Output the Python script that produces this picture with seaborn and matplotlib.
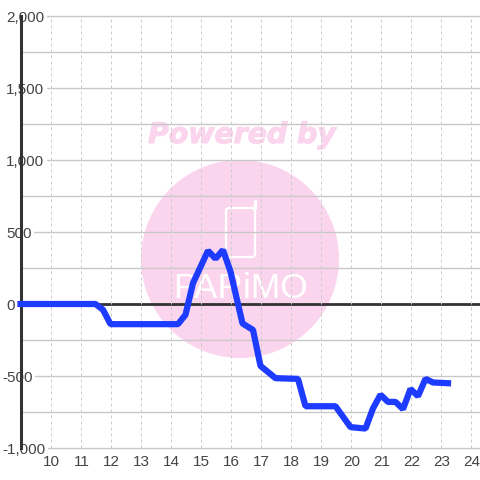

········

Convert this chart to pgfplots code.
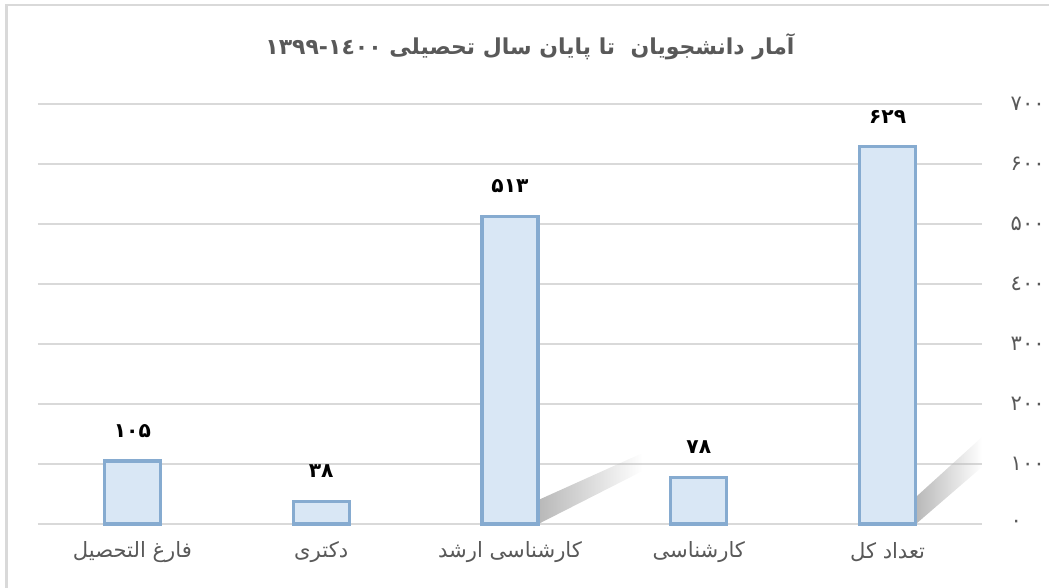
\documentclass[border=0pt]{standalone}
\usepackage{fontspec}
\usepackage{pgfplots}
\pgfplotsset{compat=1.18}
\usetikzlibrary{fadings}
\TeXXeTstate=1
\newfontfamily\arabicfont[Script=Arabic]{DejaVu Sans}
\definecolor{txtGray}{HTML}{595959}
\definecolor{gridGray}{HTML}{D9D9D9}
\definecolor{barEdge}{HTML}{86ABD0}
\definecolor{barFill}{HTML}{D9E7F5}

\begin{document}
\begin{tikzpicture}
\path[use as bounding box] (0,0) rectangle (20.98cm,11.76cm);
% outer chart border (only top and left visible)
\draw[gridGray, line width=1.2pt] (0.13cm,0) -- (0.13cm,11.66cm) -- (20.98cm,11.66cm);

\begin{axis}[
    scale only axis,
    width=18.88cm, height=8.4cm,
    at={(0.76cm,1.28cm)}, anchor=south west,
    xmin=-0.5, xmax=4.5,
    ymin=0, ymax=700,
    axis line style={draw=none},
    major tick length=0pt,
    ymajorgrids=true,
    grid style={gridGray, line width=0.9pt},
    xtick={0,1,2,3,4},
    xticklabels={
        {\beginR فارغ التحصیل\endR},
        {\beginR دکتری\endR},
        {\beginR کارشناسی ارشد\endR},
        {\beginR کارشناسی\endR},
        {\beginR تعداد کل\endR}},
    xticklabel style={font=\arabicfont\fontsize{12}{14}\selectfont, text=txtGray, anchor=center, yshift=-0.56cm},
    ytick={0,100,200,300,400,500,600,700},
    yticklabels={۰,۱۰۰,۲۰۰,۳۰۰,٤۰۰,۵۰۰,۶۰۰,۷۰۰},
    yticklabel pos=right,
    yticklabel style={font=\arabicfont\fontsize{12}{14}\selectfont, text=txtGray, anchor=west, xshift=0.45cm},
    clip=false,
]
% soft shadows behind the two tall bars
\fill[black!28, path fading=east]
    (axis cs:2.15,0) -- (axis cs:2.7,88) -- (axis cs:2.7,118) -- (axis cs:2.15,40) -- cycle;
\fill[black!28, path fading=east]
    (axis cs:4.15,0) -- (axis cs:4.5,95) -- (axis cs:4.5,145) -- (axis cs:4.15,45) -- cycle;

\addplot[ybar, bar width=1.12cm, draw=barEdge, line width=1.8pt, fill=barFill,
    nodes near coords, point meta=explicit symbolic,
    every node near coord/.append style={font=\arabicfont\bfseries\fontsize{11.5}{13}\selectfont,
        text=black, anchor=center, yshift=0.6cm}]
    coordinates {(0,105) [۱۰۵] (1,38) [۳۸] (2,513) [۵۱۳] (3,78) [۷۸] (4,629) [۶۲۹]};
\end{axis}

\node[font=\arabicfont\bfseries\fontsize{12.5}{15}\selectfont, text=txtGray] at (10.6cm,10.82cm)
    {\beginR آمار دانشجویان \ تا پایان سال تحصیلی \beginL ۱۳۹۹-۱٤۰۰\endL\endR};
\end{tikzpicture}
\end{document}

········

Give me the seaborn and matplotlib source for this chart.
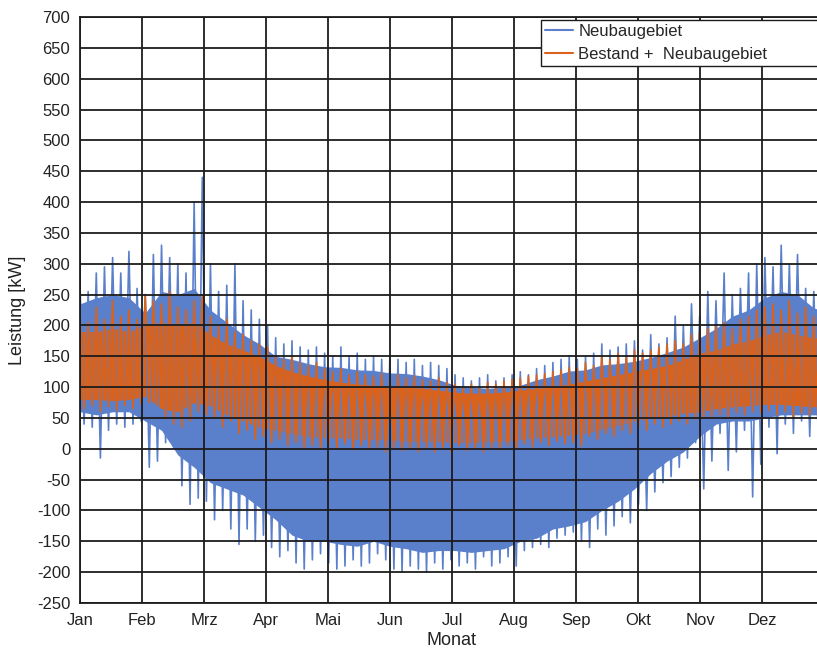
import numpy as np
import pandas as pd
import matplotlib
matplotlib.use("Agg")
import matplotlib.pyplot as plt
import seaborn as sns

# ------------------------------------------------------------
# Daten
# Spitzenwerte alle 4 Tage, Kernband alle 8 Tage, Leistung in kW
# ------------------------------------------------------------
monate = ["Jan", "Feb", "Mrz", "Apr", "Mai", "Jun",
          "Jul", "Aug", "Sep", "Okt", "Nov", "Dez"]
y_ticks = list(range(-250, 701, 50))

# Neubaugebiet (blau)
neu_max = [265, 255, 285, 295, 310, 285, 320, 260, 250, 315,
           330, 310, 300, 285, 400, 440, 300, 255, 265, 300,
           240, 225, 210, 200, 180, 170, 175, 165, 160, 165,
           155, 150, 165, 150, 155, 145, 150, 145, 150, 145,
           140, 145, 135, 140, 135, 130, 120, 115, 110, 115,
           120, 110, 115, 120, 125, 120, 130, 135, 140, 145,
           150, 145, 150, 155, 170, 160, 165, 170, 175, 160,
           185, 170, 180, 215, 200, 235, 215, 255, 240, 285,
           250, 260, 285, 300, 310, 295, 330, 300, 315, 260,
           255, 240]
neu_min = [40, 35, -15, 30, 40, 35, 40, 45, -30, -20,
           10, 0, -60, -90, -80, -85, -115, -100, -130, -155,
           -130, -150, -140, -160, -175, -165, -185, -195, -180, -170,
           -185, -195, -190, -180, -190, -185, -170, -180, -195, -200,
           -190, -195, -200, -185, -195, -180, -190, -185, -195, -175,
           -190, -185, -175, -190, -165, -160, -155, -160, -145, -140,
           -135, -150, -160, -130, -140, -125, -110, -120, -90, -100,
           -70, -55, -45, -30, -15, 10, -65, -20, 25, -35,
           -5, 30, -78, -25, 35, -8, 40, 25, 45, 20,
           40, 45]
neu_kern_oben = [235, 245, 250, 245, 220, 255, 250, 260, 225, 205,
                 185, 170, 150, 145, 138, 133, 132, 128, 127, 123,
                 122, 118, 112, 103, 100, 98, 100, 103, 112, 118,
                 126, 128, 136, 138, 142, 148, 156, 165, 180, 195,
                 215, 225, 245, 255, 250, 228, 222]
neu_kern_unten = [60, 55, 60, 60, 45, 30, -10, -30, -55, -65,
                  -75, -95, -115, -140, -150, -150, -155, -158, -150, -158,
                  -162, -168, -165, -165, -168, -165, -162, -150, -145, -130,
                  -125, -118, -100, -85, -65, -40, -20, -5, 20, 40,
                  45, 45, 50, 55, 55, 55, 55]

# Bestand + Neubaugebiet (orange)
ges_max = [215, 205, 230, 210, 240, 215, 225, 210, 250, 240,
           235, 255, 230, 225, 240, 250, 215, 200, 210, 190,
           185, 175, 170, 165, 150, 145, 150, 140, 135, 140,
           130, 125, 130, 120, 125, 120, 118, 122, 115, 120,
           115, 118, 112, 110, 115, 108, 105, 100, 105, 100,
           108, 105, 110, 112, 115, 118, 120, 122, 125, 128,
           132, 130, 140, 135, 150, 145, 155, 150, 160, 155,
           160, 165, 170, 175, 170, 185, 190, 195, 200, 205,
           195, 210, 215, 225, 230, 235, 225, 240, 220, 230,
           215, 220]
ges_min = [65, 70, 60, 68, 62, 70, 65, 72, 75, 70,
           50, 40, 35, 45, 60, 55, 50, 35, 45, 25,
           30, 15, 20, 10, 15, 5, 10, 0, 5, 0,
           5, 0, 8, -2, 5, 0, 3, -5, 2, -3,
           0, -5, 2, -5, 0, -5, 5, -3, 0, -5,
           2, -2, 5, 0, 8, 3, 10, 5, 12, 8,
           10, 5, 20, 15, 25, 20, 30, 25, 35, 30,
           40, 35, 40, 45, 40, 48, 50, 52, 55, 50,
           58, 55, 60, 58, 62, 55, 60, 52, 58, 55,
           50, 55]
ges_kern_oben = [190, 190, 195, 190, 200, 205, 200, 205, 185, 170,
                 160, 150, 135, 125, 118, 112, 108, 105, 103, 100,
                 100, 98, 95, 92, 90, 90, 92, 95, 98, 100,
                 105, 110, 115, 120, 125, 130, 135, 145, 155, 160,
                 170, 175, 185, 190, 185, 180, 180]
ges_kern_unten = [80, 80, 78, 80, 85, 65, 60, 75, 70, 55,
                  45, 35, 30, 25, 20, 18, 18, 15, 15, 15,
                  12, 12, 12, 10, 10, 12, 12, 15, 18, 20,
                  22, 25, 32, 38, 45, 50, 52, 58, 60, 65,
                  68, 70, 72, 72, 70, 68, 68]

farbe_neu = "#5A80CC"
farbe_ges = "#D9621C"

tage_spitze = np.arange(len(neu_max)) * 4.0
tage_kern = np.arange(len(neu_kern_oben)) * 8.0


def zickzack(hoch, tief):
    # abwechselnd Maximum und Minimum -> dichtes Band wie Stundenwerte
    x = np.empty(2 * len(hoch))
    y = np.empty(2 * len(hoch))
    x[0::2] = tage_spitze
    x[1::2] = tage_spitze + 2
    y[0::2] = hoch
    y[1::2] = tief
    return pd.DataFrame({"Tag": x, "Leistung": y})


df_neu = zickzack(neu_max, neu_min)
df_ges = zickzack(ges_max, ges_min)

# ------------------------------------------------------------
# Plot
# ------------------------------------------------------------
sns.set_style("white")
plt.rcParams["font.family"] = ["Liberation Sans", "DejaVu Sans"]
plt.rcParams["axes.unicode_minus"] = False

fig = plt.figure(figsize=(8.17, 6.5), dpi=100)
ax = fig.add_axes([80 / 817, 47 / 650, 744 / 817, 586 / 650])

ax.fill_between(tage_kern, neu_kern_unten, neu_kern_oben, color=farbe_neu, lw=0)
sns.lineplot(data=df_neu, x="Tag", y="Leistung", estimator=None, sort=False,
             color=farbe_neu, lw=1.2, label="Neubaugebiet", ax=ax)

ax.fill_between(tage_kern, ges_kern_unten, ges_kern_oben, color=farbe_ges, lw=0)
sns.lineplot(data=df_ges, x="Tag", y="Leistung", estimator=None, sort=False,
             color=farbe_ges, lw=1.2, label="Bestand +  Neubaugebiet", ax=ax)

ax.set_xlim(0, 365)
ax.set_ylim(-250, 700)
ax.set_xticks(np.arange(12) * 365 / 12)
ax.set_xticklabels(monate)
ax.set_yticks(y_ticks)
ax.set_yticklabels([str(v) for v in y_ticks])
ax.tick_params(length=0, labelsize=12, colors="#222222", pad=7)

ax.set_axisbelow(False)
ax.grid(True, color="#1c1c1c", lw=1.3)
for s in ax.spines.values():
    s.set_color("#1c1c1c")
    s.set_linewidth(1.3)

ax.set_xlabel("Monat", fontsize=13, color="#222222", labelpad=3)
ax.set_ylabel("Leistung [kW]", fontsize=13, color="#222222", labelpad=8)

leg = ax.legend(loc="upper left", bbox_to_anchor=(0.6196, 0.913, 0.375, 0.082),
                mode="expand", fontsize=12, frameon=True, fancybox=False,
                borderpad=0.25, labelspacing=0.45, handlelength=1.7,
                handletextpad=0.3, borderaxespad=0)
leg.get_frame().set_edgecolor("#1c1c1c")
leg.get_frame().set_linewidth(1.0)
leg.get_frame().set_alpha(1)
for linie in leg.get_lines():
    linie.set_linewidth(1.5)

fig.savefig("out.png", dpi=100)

········

**Aim of the exercise:**
In the listing above, find each line with the word "this" and copy it.

**Answer to the task:**
Output the Python script that produces this picture with seaborn and matplotlib.
Convert this chart to pgfplots code.
Give me the seaborn and matplotlib source for this chart.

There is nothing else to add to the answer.